De plus en plus, les rangs des orchestres de Pékin, Shanghai ou Canton accueillent des musiciens allemands, français ou américains. « Il est tout à fait logique que les occidentaux soient séduits. Les revenus des musiciens en Chine dépassent parfois ceux perçus en France » ajoute Emmanuel Lincot.
C’est exactement ce qui est arrivé à Hên You Pan. Contrebassiste française d’origine taïwanaise, formée au conservatoire de Paris. En octobre 2018, elle a été embauchée en tant que professeur au conservatoire central de Pékin. « La Chine représente un formidable gisement d’emplois. Il y a des opportunités un peu partout dans le pays. A Taïwan, beaucoup d’amis musiciens qui se sont formés en Europe ont tenté de trouver du travail à leur retour. Mais quasiment tous sont venus s’installer en Chine pour y travailler. Et cela concerne également les européens qui sont de plus en plus nombreux dans les orchestres ou dans les conservatoires » explique la musicienne.
Un régime autoritaire malgré tout
Emmanuel Lincot tient à rappeler que cette formidable attraction de la Chine dans de nombreux domaines n’est pas sans risque. « De nombreuses conditions sont réunies pour offrir de belles opportunités de travail aux artistes étrangers. Mais il y une condition qui n’existe pas, c’est la liberté de penser. Pour l'instant, la Chine arrive à faire bon ménage de cette situation assez inédite de dictature bien réelle, de pesanteur et de purge aussi, il ne faut pas l'oublier. Dans le secteur universitaire ou celui des musées, il y a des gens qui disparaissent. A priori, la scène musicale n'est pas concernée parce qu'à première vue, c'est moins sensible d'un point de vue idéologique ».
Le pays, sorti des années Mao il y a une quarantaine d’années, veut rattraper le temps perdu sur le plan culturel. « La génération de Xi Jinping, ceux qui ont plus de 60 ans, ont connu la révolution culturelle. Dans l'imaginaire collectif, il y a cette mentalité de "plus jamais ça" et la volonté de se cultiver, de découvrir des choses que leurs parents avaient entrevues, dans le meilleur des cas. C’est ce qui explique la politique culturelle très volontariste des autorités » analyse Emmanuel Lincot.

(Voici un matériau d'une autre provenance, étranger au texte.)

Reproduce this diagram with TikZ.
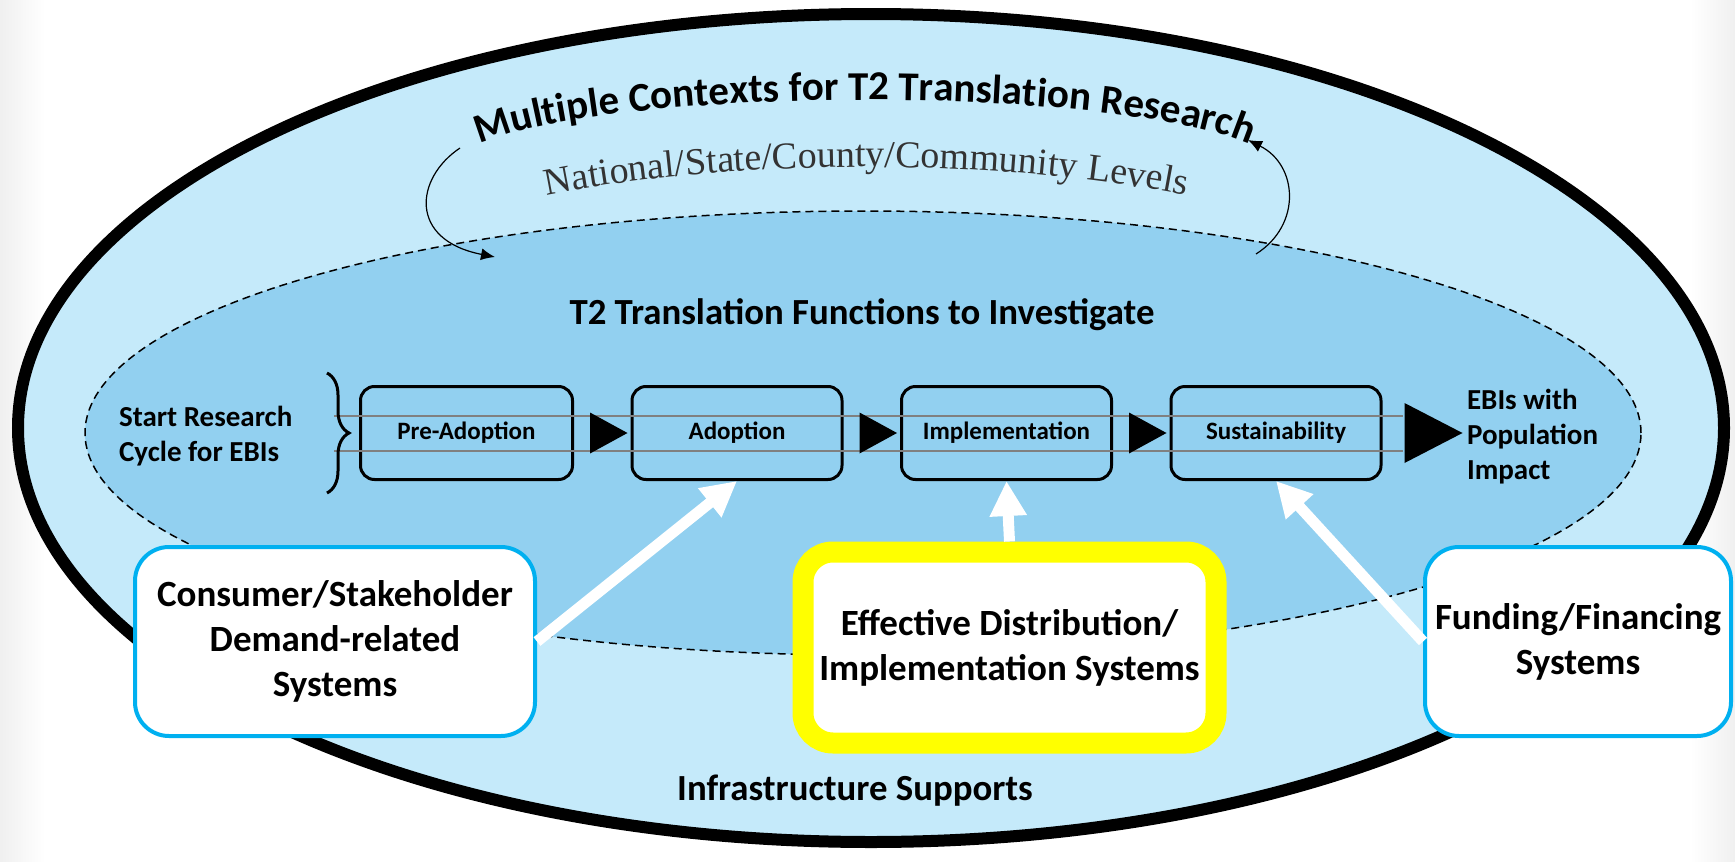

« Là encore, il faut comprendre l'importance du précédent soviétique. Les communistes russes ont eu, eux aussi, à faire un choix assez cornélien entre cette culture très élitiste, grande bourgeoise voire aristocratique, et cette culture communiste. Cela peut s'expliquer par une certaine appétence des soviétiques et des chinois pour tout ce qui est virtuose et technique. On retrouve cette volonté dans le challenge que s'imposent les autorités chinoises de dépasser l'occident en terme de virtuosité » ajoute le spécialiste de la chine.

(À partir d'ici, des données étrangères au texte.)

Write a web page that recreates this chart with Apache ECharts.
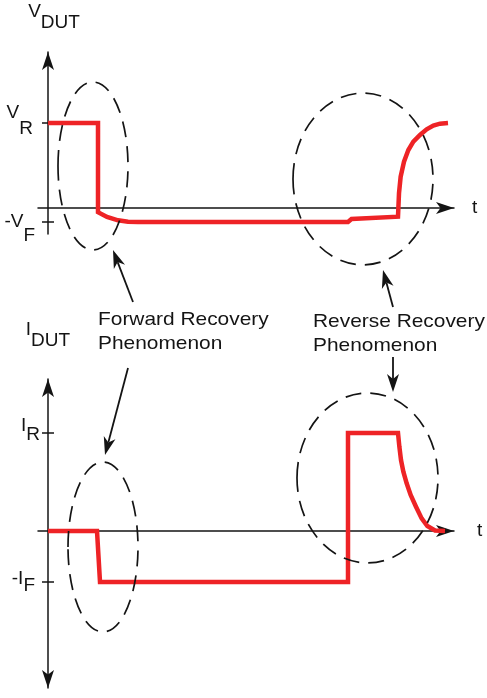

Les années Mao ont été dévastatrices sous bien des aspects, y compris la musique classique qui commençait à se développer à partir des années 1930. « Les pianistes ont eu leurs doigts mutilés. Jiang Qing, l'épouse de Mao Zedong, a fait symboliquement briser tous les pianos à queue du pays. C'était d'une extrême violence » rappelle Emmanuel Lincot, dont le prochain livre, Chine, une nouvelle puissance culturelle ? paraît en mai 2019, aux éditions MKF.
« C'était une situation très paradoxale parce que dans un premier temps la Chine s’est soviétisée, s'est occidentalisée, quitte à rejeter le meilleur de la culture traditionnelle chinoise, et dans un deuxième temps la révolution culturelle a généré, en réaction à l'occident, des scènes de violence absolument inouïes. C'est donc cette période que veut oublier la Chine actuelle, en rattrapant le temps perdu avec cette soif de savoir et cette envie de se cultiver » conclut le spécialiste de la politique culturelle chinoise.